Mediating Access to Headsprout Early Reading for Children With Autism Spectrum Disorders
|JOSHUA PLAVNICK (Michigan State University), Julie L. Thompson (Michigan State University), M. Y. Savana Bak (Michigan State University)
Many children with autism spectrum disorder require instructional programs that simultaneously address academic content, interfering behavior, and potential gaps in prerequisite skills for a given curriculum. This study examined the impact of an intervention package consisting of contingent reinforcement and match-to-sample training on the independent progression of 3 children with autism spectrum disorder through Headsprout Early Reading, a behavior analytic online reading program. A multiple baseline across participants design was used to examine the effects of the intervention package on participants' correct interactions per minute and total episodes completed. Transfer of training to oral reading of companion print books was also assessed. All participants demonstrated an increase in correct interactions per minute. Two participants learned to independently complete a Headsprout Early Reading episode each day and could orally read companion print books. The results suggest individualized behavior analytic programs can support the use of Headsprout Early Reading as a computer-based reading program for some children with autism spectrum disorders.
Supporting Progression Through Headsprout Early Reading using Systematic Prompt Fading
|JULIE L. THOMPSON (Michigan State University), M. Y. Savana Bak (Michigan State University), Joshua Plavnick (Michigan State University)
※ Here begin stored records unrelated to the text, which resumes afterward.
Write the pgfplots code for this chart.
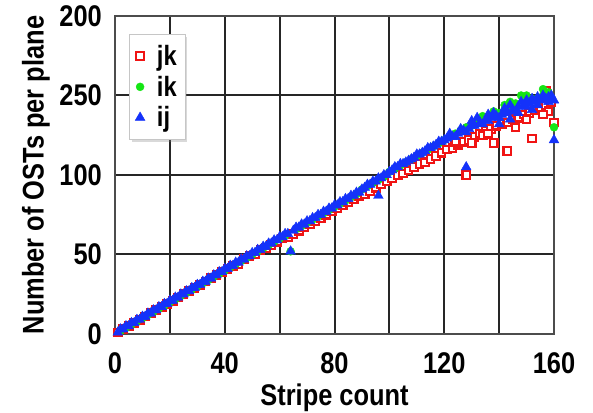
\documentclass[border=0pt]{standalone}
\usepackage{pgfplots}
\pgfplotsset{compat=1.18}
\usepackage{fontspec}
\setmainfont{Liberation Sans}
\newfontfamily\narrowfont[FakeStretch=0.85]{Liberation Sans}
\usetikzlibrary{shadows}
\definecolor{jkred}{RGB}{240,20,20}
\definecolor{ikgreen}{RGB}{20,230,20}
\definecolor{ijblue}{RGB}{20,50,250}
\begin{document}
\begin{tikzpicture}
\begin{axis}[
  at={(0,0)}, anchor=south west,
  scale only axis, width=439bp, height=318bp,
  xmin=0, xmax=160, ymin=0, ymax=200,
  xtick={0,20,...,160}, xticklabels={0,,40,,80,,120,,160},
  ytick={0,50,100,150,200}, yticklabels={0,50,100,250,200},
  grid=major, grid style={black!85, line width=2bp},
  axis line style={black!70, line width=2.8bp},
  major tick length=0pt,
  /pgf/number format/assume math mode=true,
  ticklabel style={font=\narrowfont\bfseries\fontsize{30}{30}\selectfont},
  xticklabel style={anchor=base, yshift=-39bp},
  yticklabel style={anchor=east, inner sep=0pt, xshift=-13bp},
  xlabel={Stripe count},
  ylabel={Number of OSTs per plane},
  label style={font=\narrowfont\bfseries\fontsize{30}{30}\selectfont},
  xlabel style={at={(axis description cs:0.5,0)}, anchor=base, yshift=-71bp},
  ylabel style={at={(axis description cs:-0.18,0.5)}, anchor=center, rotate=0},
  legend style={at={(axis description cs:0.032,0.943)}, anchor=north west,
    font=\narrowfont\bfseries\fontsize{28}{28}\selectfont,
    draw=gray!45, fill=white, drop shadow={shadow xshift=2.5bp, shadow yshift=-2.5bp, opacity=0.3},
    row sep=5bp, inner xsep=6bp, inner ysep=9bp,
    /tikz/every odd column/.append style={column sep=10bp}},
  legend cell align=left,
]
\addplot[only marks, mark=square*, mark size=3.8bp, mark options={draw=jkred, fill=white, line width=2.2bp}] coordinates {
(1,1)(3,3)(5,5)(7,7)(9,9)(11,11)(13,13)(15,15)(17,17)(19,19)(21,21)(23,23)(25,25)(27,27)(29,29)(31,31)(33,33)(35,35)(37,37)(39,39)
(41,41)(43,43)(45,44)(47,47)(49,49)(51,50)(53,53)(55,54)(57,56)(59,58)(61,60)(63,61)(65,63)(67,65)(69,67)(71,69)(73,71)(75,73)(77,75)(79,77)
(81,79)(83,81)(85,83)(87,85)(89,87)(91,88)(93,90)(95,92)(97,94)(99,96)(101,98)(103,100)(105,101)(107,103)(109,105)(111,107)(113,108)(115,110)(117,112)(119,114)
(121,116)(123,117)(125,119)(127,121)(129,122)(131,124)(133,126)(135,128)(137,129)(139,131)(141,132)(143,133)(145,135)(147,136)(149,138)(151,139)(153,141)(155,142)(157,144)(159,146)
(128,100)(130,120)(138,120)(143,115)(152,123)(157,153)(158,140)(160,133)(134,125)(146,130)(124,121)(136,126)(150,135)(156,138)
};
\addlegendentry{jk}
\addplot[only marks, mark=*, mark size=4bp, mark options={draw=ikgreen, fill=ikgreen}] coordinates {
(2,2)(4,4)(6,6)(8,8)(10,10)(12,12)(14,14)(16,16)(18,18)(20,20)(22,22)(24,24)(26,26)(28,28)(30,30)(32,32)(34,34)(36,36)(38,38)(40,40)
(42,42)(44,44)(46,46)(48,48)(50,50)(52,52)(54,54)(56,56)(58,58)(60,60)(62,62)(64,52)(66,66)(68,68)(70,70)(72,72)(74,74)(76,76)(78,78)(80,80)
(82,82)(84,84)(86,86)(88,88)(90,91)(92,93)(94,95)(96,97)(98,99)(100,102)(102,104)(104,106)(106,108)(108,110)(110,112)(112,114)(114,116)(116,118)(118,120)(120,122)
(122,124)(124,126)(126,128)(128,130)(130,131)(132,133)(134,134)(136,136)(138,138)(140,139)(142,141)(144,143)(146,145)(148,150)(150,146)(152,148)(154,147)(156,150)(158,152)(160,130)
(138,140)(144,146)(150,150)(156,154)(134,137)(142,144)
};
\addlegendentry{ik}
\addplot[only marks, mark=triangle*, mark size=5.6bp, mark options={draw=ijblue, fill=ijblue}] coordinates {
(1,1)(3,3)(5,5)(7,7)(9,9)(11,11)(13,13)(15,15)(17,17)(19,19)(21,21)(23,23)(25,25)(27,27)(29,29)(31,31)(33,33)(35,35)(37,37)(39,39)
(41,41)(43,43)(45,45)(47,47)(49,49)(51,51)(53,53)(55,55)(57,57)(59,59)(61,61)(63,63)(65,65)(67,67)(69,69)(71,71)(73,73)(75,75)(77,77)(79,79)
(81,81)(83,83)(85,85)(87,87)(89,89)(91,92)(93,94)(95,96)(97,98)(99,100)(101,103)(103,105)(105,107)(107,109)(109,111)(111,113)(113,115)(115,117)(117,119)(119,121)
(121,123)(123,124)(125,126)(127,128)(129,129)(131,131)(133,133)(135,134)(137,136)(139,137)(141,138)(143,140)(145,141)(147,143)(149,144)(151,145)(153,146)(155,147)(157,148)(159,150)
(2,3)(4,5)(6,7)(8,9)(10,11)(12,13)(14,15)(16,17)(18,19)(20,21)(22,23)(24,25)(26,27)(28,29)(30,31)(32,33)(34,35)(36,37)(38,39)(40,41)
(42,43)(44,45)(46,47)(48,49)(50,51)(52,53)(54,55)(56,57)(58,59)(60,61)(62,63)(66,67)(68,69)(70,71)(72,73)(74,75)(76,77)(78,79)(80,81)
(82,83)(84,85)(86,87)(88,89)(90,91)(92,94)(94,96)(96,98)(98,100)(100,102)(102,105)(104,107)(106,108)(108,110)(110,113)(112,114)(114,117)(116,118)(118,121)(120,122)
(122,126)(124,124)(126,129)(128,127)(130,131)(132,136)(134,132)(136,134)(138,139)(140,136)(142,139)(144,144)(146,140)(148,146)(150,143)(152,148)(154,144)(156,150)(158,149)(160,147)
(64,52)(96,87)(128,105)(160,122)(140,132)(147,139)(130,134)(136,138)(142,142)(150,147)(154,149)(158,146)(144,135)(152,141)
};
\addlegendentry{ij}
\end{axis}
\pgfresetboundingbox
\path[use as bounding box] (-115bp,-79bp) rectangle (478bp,334bp);
\end{tikzpicture}
\end{document}
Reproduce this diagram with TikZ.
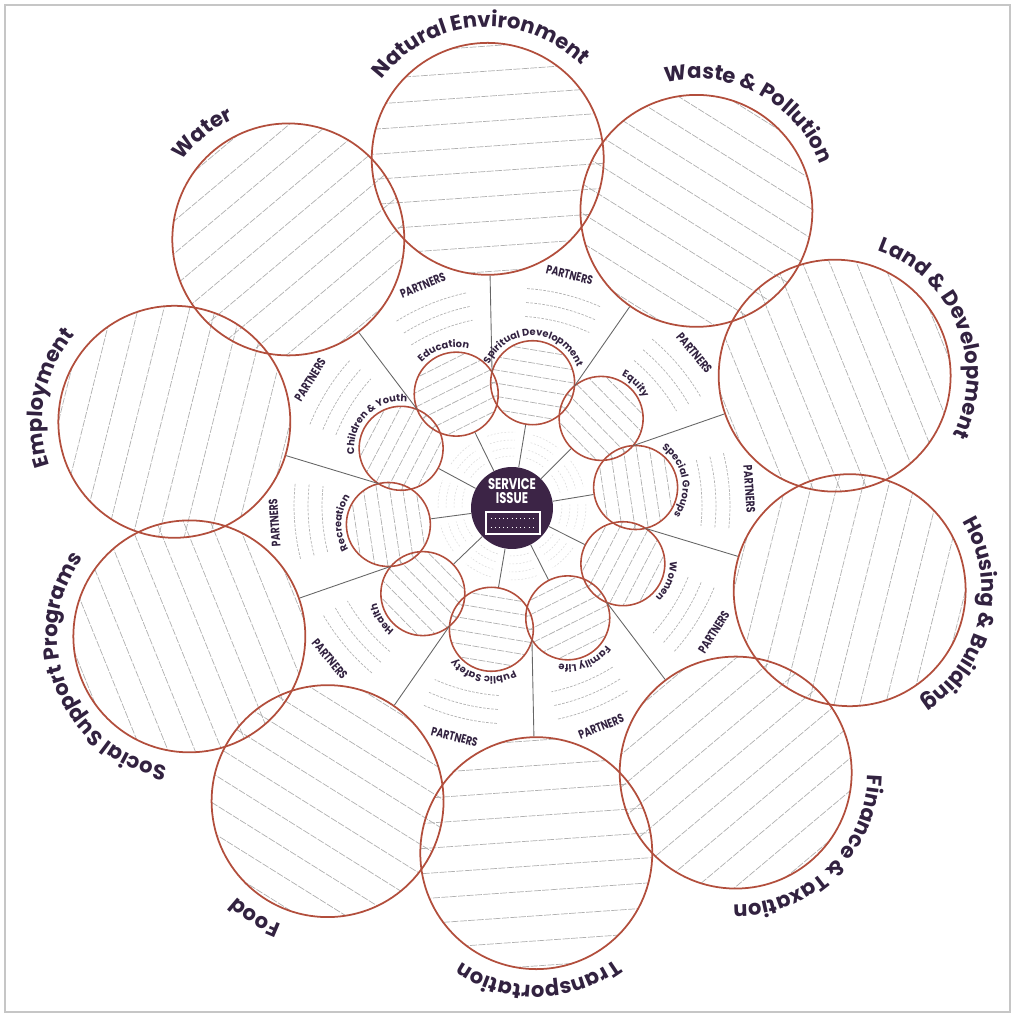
\documentclass[tikz,border=0pt]{standalone}
\usepackage{fontspec}
\setmainfont{Poppins}
\newfontfamily\narrowfont[FakeStretch=0.75]{Poppins}
\usepackage{tikz}
\usetikzlibrary{decorations.text, calc}
\definecolor{ringred}{RGB}{178,78,60}
\definecolor{inkpurple}{RGB}{50,34,64}
\definecolor{issuefill}{RGB}{60,36,70}
\newcommand{\outerfont}{\fontsize{12}{14}\selectfont\bfseries}
\newcommand{\innerfont}{\fontsize{5.6}{6.5}\selectfont\bfseries}

\begin{document}
\begin{tikzpicture}[
    x=0.02cm, y=0.02cm,
    bigring/.style={circle, draw=ringred, line width=1pt, minimum size=4.64cm, inner sep=0pt},
    smallring/.style={circle, draw=ringred, line width=0.9pt, minimum size=1.68cm, inner sep=0pt},
    hatchline/.style={gray!62, line width=0.4pt, dash pattern=on 4pt off 0.8pt},
    spoke/.style={black!60, line width=0.5pt},
    writeline/.style={gray!60, line width=0.4pt, dash pattern=on 1.5pt off 0.8pt},
    faintline/.style={gray!30, line width=0.3pt, dash pattern=on 1pt off 1pt},
    partners/.style={font=\narrowfont\fontsize{7}{8}\selectfont\bfseries, text=inkpurple, inner sep=0pt},
    issuetext/.style={font=\narrowfont\fontsize{8.8}{8}\selectfont\bfseries, text=white, align=center, inner sep=0pt},
    issuebox/.style={draw=white, line width=0.8pt, minimum width=1.08cm, minimum height=0.44cm, inner sep=0pt}
  ]
  \useasboundingbox (-512,-511) rectangle (501,506);
  \draw[gray!45, line width=1.3pt] (-507,-506) rectangle (498,501);

  % hatching of the big circles
  \foreach \i in {0,...,9}{
    \pgfmathsetmacro\ang{94-36*\i}
    \begin{scope}
      \clip (\ang:348) circle (2.32cm);
      \begin{scope}[shift={(\ang:348)}, rotate=\ang-90]
        \foreach \k in {-5,...,4}
          \draw[hatchline] (-120,12.5+25*\k) -- (120,12.5+25*\k);
      \end{scope}
    \end{scope}
  }
  % hatching of the small circles
  \foreach \i in {0,...,9}{
    \pgfmathsetmacro\ang{116.5-36*\i}
    \begin{scope}
      \clip (\ang:125) circle (0.84cm);
      \begin{scope}[shift={(\ang:125)}, rotate=\ang-90]
        \foreach \k in {-4,...,3}
          \draw[hatchline] (-50,6.5+13*\k) -- (50,6.5+13*\k);
      \end{scope}
    \end{scope}
  }

  % faint writing lines round the centre
  \foreach \i in {0,...,9}{
    \pgfmathsetmacro\ga{98.5-36*\i}
    \foreach \rr in {1.0,1.16,1.32,1.48}
      \draw[faintline] ({\ga+11}:\rr cm) arc[start angle=\ga+11, end angle=\ga-11, radius=\rr cm];
  }

  \foreach \i in {0,...,9}
    \node[bigring] (out\i) at ({94-36*\i}:348) {};
  \foreach \i in {0,...,9}
    \node[smallring] (in\i) at ({116.5-36*\i}:125) {};

  \node[circle, fill=issuefill, minimum size=1.64cm, inner sep=0pt] (issue) at (0,-2) {};
  \node[issuetext] (issuetxt) at (0,15) {SERVICE\\ISSUE};
  \node[issuebox] (issuebox) at (1,-17) {};
  \draw[white, line width=0.4pt, dotted] ([xshift=3pt,yshift=2.5pt]issuebox.west) -- ([xshift=-3pt,yshift=2.5pt]issuebox.east);
  \draw[white, line width=0.4pt, dotted] ([xshift=3pt,yshift=-2.5pt]issuebox.west) -- ([xshift=-3pt,yshift=-2.5pt]issuebox.east);

  % spokes
  \foreach \i in {0,...,9}{
    \draw[spoke] (issue) -- (in\i);
    \coordinate (gap\i) at ({98.5-36*\i}:135);
    \draw[spoke] (out\i) -- (gap\i);
  }

  % partners
  \foreach \pa/\rot [count=\j from 0] in {112/22, 76/-14, 40/-50, 4/-86, -32/58, -68/22, -104/-14, -140/-50, -176/94, 148/58}{
    \node[partners, rotate=\rot] (part\j) at (\pa:238) {PARTNERS};
    \foreach \rr in {4.36,4.08,3.8}
      \draw[writeline] ({\pa+10}:\rr cm) arc[start angle=\pa+10, end angle=\pa-10, radius=\rr cm];
  }

  % outer labels
  \foreach \lbl/\la [count=\i from 0] in {Natural Environment/94, Waste {\&} Pollution/62, Land {\&} Development/22, Housing {\&} Building/-13, Finance {\&} Taxation/-46, Transportation/-89, Food/-122, Social Support Programs/-158, Employment/169, Water/129}{
    \pgfmathsetmacro\sa{\la+100}
    \pgfmathsetmacro\ea{\la-100}
    \path[decorate, decoration={text along path, text/.expanded={|\noexpand\outerfont|\lbl}, text align=center, text color=inkpurple}]
      (out\i.center) ++(\sa:2.64cm) arc[start angle=\sa, end angle=\ea, radius=2.64cm];
  }

  % inner labels
  \foreach \lbl/\la [count=\i from 0] in {Education/106, Spiritual Development/88, Equity/45, Special Groups/10, Women/-22, Family Life/-68, Public Safety/-101, Health/-148, Recreation/178, Children {\&} Youth/135}{
    \pgfmathsetmacro\sa{\la+110}
    \pgfmathsetmacro\ea{\la-110}
    \path[decorate, decoration={text along path, text/.expanded={|\noexpand\innerfont|\lbl}, text align=center, text color=inkpurple}]
      (in\i.center) ++(\sa:0.94cm) arc[start angle=\sa, end angle=\ea, radius=0.94cm];
  }
\end{tikzpicture}
\end{document}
Recent research has indicated that children with autism spectrum disorder who are minimally vocal can independently access Headsprout Early Reading when provided with a token economy system for behavioral support. This study examined the effects of contingent reinforcement plus most-to-least physical prompting and prompt fading on progression through Headsprout by four elementary-aged children with autism spectrum disorder. A multiple baseline across participants design was used to examine the effects of the intervention package on the cumulative number of segments completed. Performance on Woodcock Johnson early reading tests were also assessed as pre- and post-test measures. All participants demonstrated an increase in number of segments completed per session. One participate was able to progress through Headsprout with contingent reinforcement only. Three participants required prompting for correct answers and two of these three were able to correctly respond with minimal-to-no support by the end of the study. All participants demonstrated an increased performance on the Woodcock Johnson assessments. The results suggest that some children with ASD may benefit from physical prompting for correct answers during Headsprout Early Reading. The range of responses across all participants suggests that a multi-tiered approach to support progression through Headsprout may be needed.